Unimak had once been perhaps the most populous Aleutian Island. In 1840, Russian Orthodox priest Ivan Veniaminov, who ministered in Russian Alaska for many years, published “Notes on the Islands of the Unalashka District,” which combined Russian and traditional Unangax̂ accounts of the previous decades. He described one Unimak village as so large that a “whole whale did not furnish a share for them all.” In 1800, there were around 12 villages on the island, but by the time he wrote, there was only one village with 71 residents. On their hikes, the lighthouse keepers frequently came across abandoned Unangax̂ homes.
The 1930 Coast Guard annual report notes the Coast Guard Cutter Chelan was dispatched to Cape Sarichef to “investigate a report that one of the lighthouse keepers was insane.” In the dry language of a government paper, the report matter-of-factly states, “the boat returned with the insane keeper” who was “delivered to the United States marshal” at Seward. From there, Hatty’s mental health and work status disappear from the historical record.
Aside from the quality of life at the lighthouse station, the men there saved lives. Their labors maintained the light that safely directed countless ships. And when ships did wreck, the keepers were there to recover and shelter them until transport arrived.

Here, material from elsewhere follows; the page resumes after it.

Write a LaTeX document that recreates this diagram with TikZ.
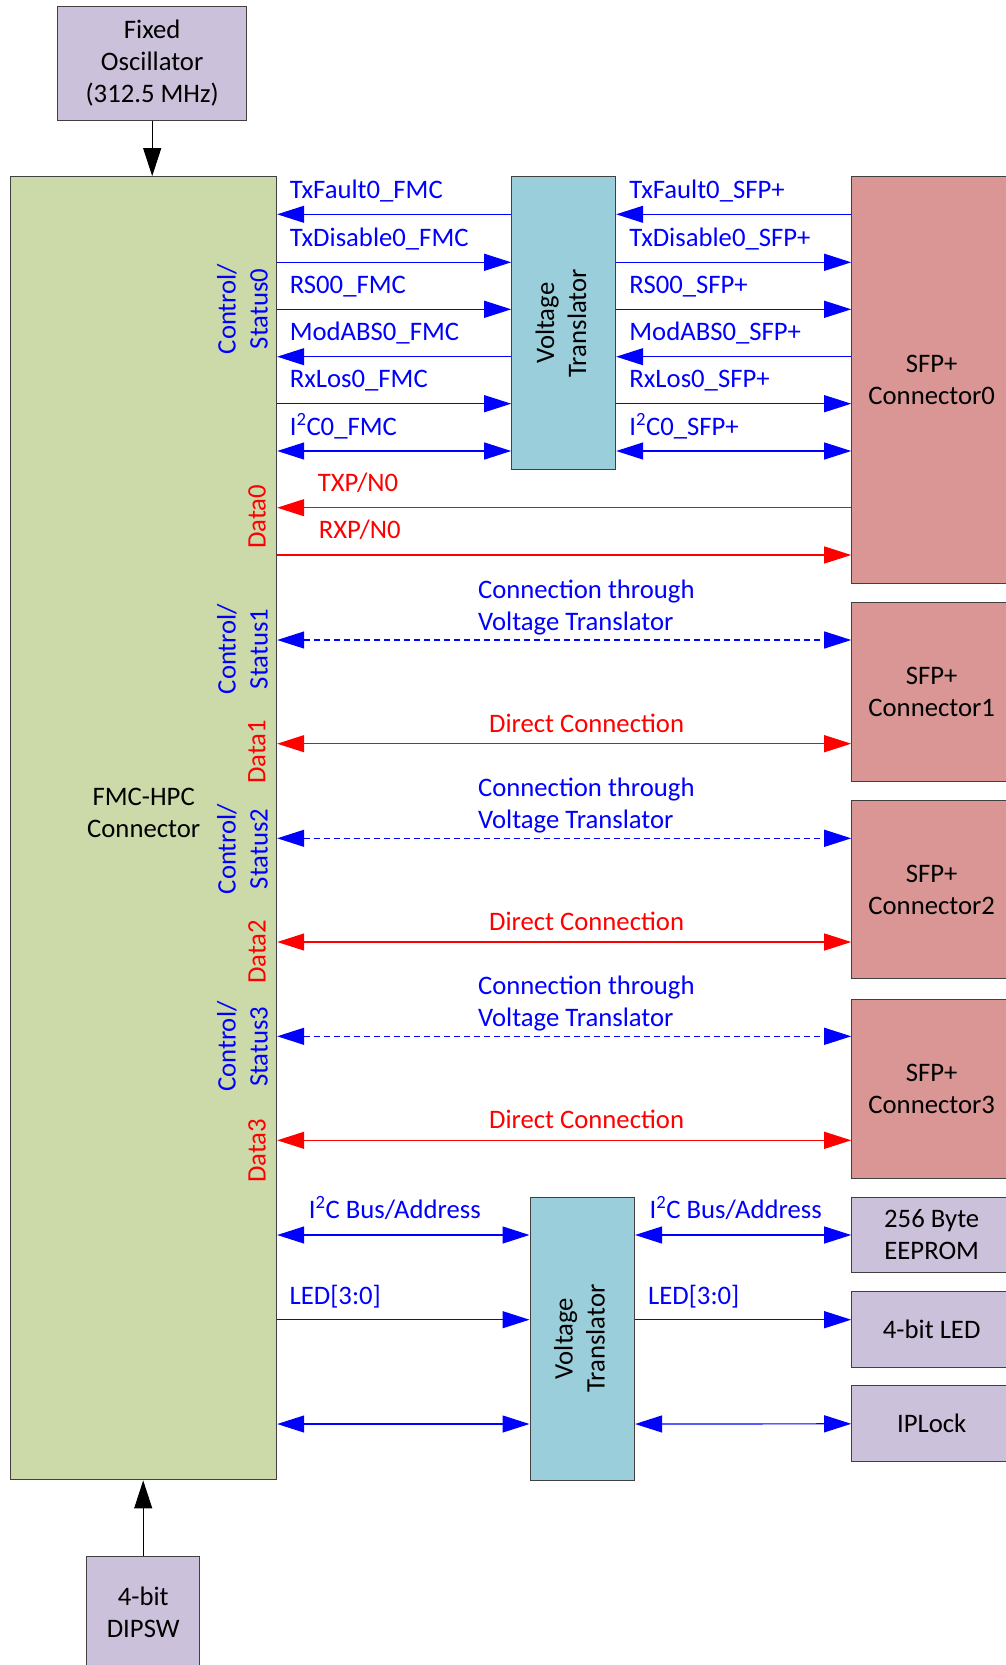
\documentclass[tikz,border=0pt]{standalone}
\usepackage{fontspec}
\setmainfont{Carlito}
\usepackage{xcolor}
\usetikzlibrary{arrows.meta}

\definecolor{fmcgreen}{RGB}{204,218,170}
\definecolor{vtblue}{RGB}{155,206,219}
\definecolor{sfpred}{RGB}{217,150,148}
\definecolor{partpurple}{RGB}{204,193,218}
\definecolor{edgegray}{RGB}{64,64,64}

\begin{document}
\begin{tikzpicture}[x=1pt, y=-1pt,
  every node/.style={font=\fontsize{26.7}{32}\selectfont},
  box/.style={draw=edgegray, line width=1pt, align=center, inner sep=0pt},
  sig/.style={blue, line width=1.2pt},
  dat/.style={red, line width=1.2pt},
  via/.style={blue, line width=1.2pt, dash pattern=on 6pt off 4pt},
  lbl/.style={anchor=base west, inner sep=0pt},
  side/.style={rotate=90, align=center, inner sep=0pt},
  >={Triangle[length=27pt, width=17pt]}]
  \useasboundingbox (0,0) rectangle (1005,1665);

  \node[box, fill=partpurple, minimum width=189pt, minimum height=113.3pt] (osc) at (152.2,63.4) {Fixed\\Oscillator\\(312.5 MHz)};
  \node[box, fill=fmcgreen, minimum width=266pt, minimum height=1303.3pt] (fmc) at (143.7,828.3) {};
  \node[align=center] (fmctext) at (143.7,813) {FMC-HPC\\Connector};
  \node[box, fill=vtblue, minimum width=104pt, minimum height=293.3pt] (vt0) at (563.7,323.3) {\rotatebox{90}{\begin{tabular}{@{}c@{}}Voltage\\Translator\end{tabular}}};
  \node[box, fill=sfpred, minimum width=160pt, minimum height=406.6pt] (sfp0) at (931.7,380) {SFP+\\Connector0};
  \node[box, fill=sfpred, minimum width=160pt, minimum height=178.7pt] (sfp1) at (931.7,691.7) {SFP+\\Connector1};
  \node[box, fill=sfpred, minimum width=160pt, minimum height=178.3pt] (sfp2) at (931.7,889.8) {SFP+\\Connector2};
  \node[box, fill=sfpred, minimum width=160pt, minimum height=179.3pt] (sfp3) at (931.7,1088.7) {SFP+\\Connector3};
  \node[box, fill=vtblue, minimum width=104.6pt, minimum height=283pt] (vt1) at (582.3,1338.5) {\rotatebox{90}{\begin{tabular}{@{}c@{}}Voltage\\Translator\end{tabular}}};
  \node[box, fill=partpurple, minimum width=160pt, minimum height=75.4pt] (eeprom) at (931.7,1235) {256 Byte\\EEPROM};
  \node[box, fill=partpurple, minimum width=160pt, minimum height=75.6pt] (led) at (931.7,1329.5) {4-bit LED};
  \node[box, fill=partpurple, minimum width=160pt, minimum height=75.7pt] (iplock) at (931.7,1423.8) {IPLock};
  \node[box, fill=partpurple, minimum width=113.5pt, minimum height=113pt] (dipsw) at (143.2,1612.5) {4-bit\\DIPSW};

  \draw[line width=1pt, -{Triangle[length=28pt, width=18pt]}] (osc.south) -- (osc.south |- fmc.north);
  \draw[line width=1pt, -{Triangle[length=28pt, width=18pt]}] (dipsw.north) -- (dipsw.north |- fmc.south);

  % control / status 0 through the translator
  \draw[sig, <-] (fmc.east |- 0,214.3) node[lbl, blue, xshift=12pt, yshift=15.5pt] {TxFault0\_FMC} -- (vt0.west |- 0,214.3);
  \draw[sig, <-] (vt0.east |- 0,214.3) node[lbl, blue, xshift=12.6pt, yshift=15.5pt] {TxFault0\_SFP+} -- (sfp0.west |- 0,214.3);
  \draw[sig, ->] (fmc.east |- 0,262.3) node[lbl, blue, xshift=12pt, yshift=16pt] {TxDisable0\_FMC} -- (vt0.west |- 0,262.3);
  \draw[sig, ->] (vt0.east |- 0,262.3) node[lbl, blue, xshift=12.6pt, yshift=16pt] {TxDisable0\_SFP+} -- (sfp0.west |- 0,262.3);
  \draw[sig, ->] (fmc.east |- 0,309.3) node[lbl, blue, xshift=12pt, yshift=16pt] {RS00\_FMC} -- (vt0.west |- 0,309.3);
  \draw[sig, ->] (vt0.east |- 0,309.3) node[lbl, blue, xshift=12.6pt, yshift=16pt] {RS00\_SFP+} -- (sfp0.west |- 0,309.3);
  \draw[sig, <-] (fmc.east |- 0,356.7) node[lbl, blue, xshift=12pt, yshift=16pt] {ModABS0\_FMC} -- (vt0.west |- 0,356.7);
  \draw[sig, <-] (vt0.east |- 0,356.7) node[lbl, blue, xshift=12.6pt, yshift=16pt] {ModABS0\_SFP+} -- (sfp0.west |- 0,356.7);
  \draw[sig, ->] (fmc.east |- 0,403.7) node[lbl, blue, xshift=12pt, yshift=16pt] {RxLos0\_FMC} -- (vt0.west |- 0,403.7);
  \draw[sig, ->] (vt0.east |- 0,403.7) node[lbl, blue, xshift=12.6pt, yshift=16pt] {RxLos0\_SFP+} -- (sfp0.west |- 0,403.7);
  \draw[sig, <->] (fmc.east |- 0,451) node[lbl, blue, xshift=12pt, yshift=16pt] {I\textsuperscript{2}C0\_FMC} -- (vt0.west |- 0,451);
  \draw[sig, <->] (vt0.east |- 0,451) node[lbl, blue, xshift=12.6pt, yshift=16pt] {I\textsuperscript{2}C0\_SFP+} -- (sfp0.west |- 0,451);

  % data 0
  \draw[dat, <-] (fmc.east |- 0,507.7) node[lbl, red, xshift=40pt, yshift=16pt] {TXP/N0} -- (sfp0.west |- 0,507.7);
  \draw[dat, ->] (fmc.east |- 0,555) node[lbl, red, xshift=41pt, yshift=17pt] {RXP/N0} -- (sfp0.west |- 0,555);

  % connectors 1 to 3
  \draw[via, <->] (fmc.east |- 0,640) node[lbl, blue, align=left, xshift=200.3pt, yshift=10pt] {Connection through\\Voltage Translator} -- (sfp1.west |- 0,640);
  \draw[dat, <->] (fmc.east |- 0,743.7) node[lbl, red, xshift=211.3pt, yshift=11.4pt] {Direct Connection} -- (sfp1.west |- 0,743.7);
  \draw[via, <->] (fmc.east |- 0,838.3) node[lbl, blue, align=left, xshift=200.3pt, yshift=10pt] {Connection through\\Voltage Translator} -- (sfp2.west |- 0,838.3);
  \draw[dat, <->] (fmc.east |- 0,942) node[lbl, red, xshift=211.3pt, yshift=11.4pt] {Direct Connection} -- (sfp2.west |- 0,942);
  \draw[via, <->] (fmc.east |- 0,1036.3) node[lbl, blue, align=left, xshift=200.3pt, yshift=10pt] {Connection through\\Voltage Translator} -- (sfp3.west |- 0,1036.3);
  \draw[dat, <->] (fmc.east |- 0,1140.3) node[lbl, red, xshift=211.3pt, yshift=11.4pt] {Direct Connection} -- (sfp3.west |- 0,1140.3);

  % I2C, LED and IPLock through the second translator
  \draw[sig, <->] (fmc.east |- 0,1235) node[lbl, blue, xshift=31pt, yshift=17pt] {I\textsuperscript{2}C Bus/Address} -- (vt1.west |- 0,1235);
  \draw[sig, <->] (vt1.east |- 0,1235) node[lbl, blue, xshift=14pt, yshift=17pt] {I\textsuperscript{2}C Bus/Address} -- (eeprom.west);
  \draw[sig, ->] (fmc.east |- 0,1319.7) node[lbl, blue, xshift=11.8pt, yshift=15.7pt] {LED[3:0]} -- (vt1.west |- 0,1319.7);
  \draw[sig, ->] (vt1.east |- 0,1319.7) node[lbl, blue, xshift=12.4pt, yshift=15.7pt] {LED[3:0]} -- (led.west |- 0,1319.7);
  \draw[sig, <->] (fmc.east |- 0,1424) -- (vt1.west |- 0,1424);
  \draw[sig, <->] (vt1.east |- 0,1424) -- (iplock.west);

  % side labels
  \node[side, blue] (cs0) at (242.5,309) {Control/\\Status0};
  \node[side, red] (d0) at (257,517) {Data0};
  \node[side, blue] (cs1) at (242.5,649) {Control/\\Status1};
  \node[side, red] (d1) at (257,752) {Data1};
  \node[side, blue] (cs2) at (242.5,849) {Control/\\Status2};
  \node[side, red] (d2) at (257,952) {Data2};
  \node[side, blue] (cs3) at (242.5,1046.7) {Control/\\Status3};
  \node[side, red] (d3) at (257,1151) {Data3};
\end{tikzpicture}
\end{document}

After the disaster at Scotch Cap, the old, wooden Cape Sarichef lighthouse was replaced with a new reinforced concrete structure lit in 1950. In 1979, that lighthouse was downgraded to an unmanned light station, with the light itself replaced by new light on a steel tower. The days of the lonely, if dedicated, lighthouse keepers are gone, but the lives they saved endure, through descendants that otherwise would never have existed. Ted Pedersen spent five rough years at the remote lighthouse but wrote, “Cape Sarichef was home to me, a place I wish I had never left.”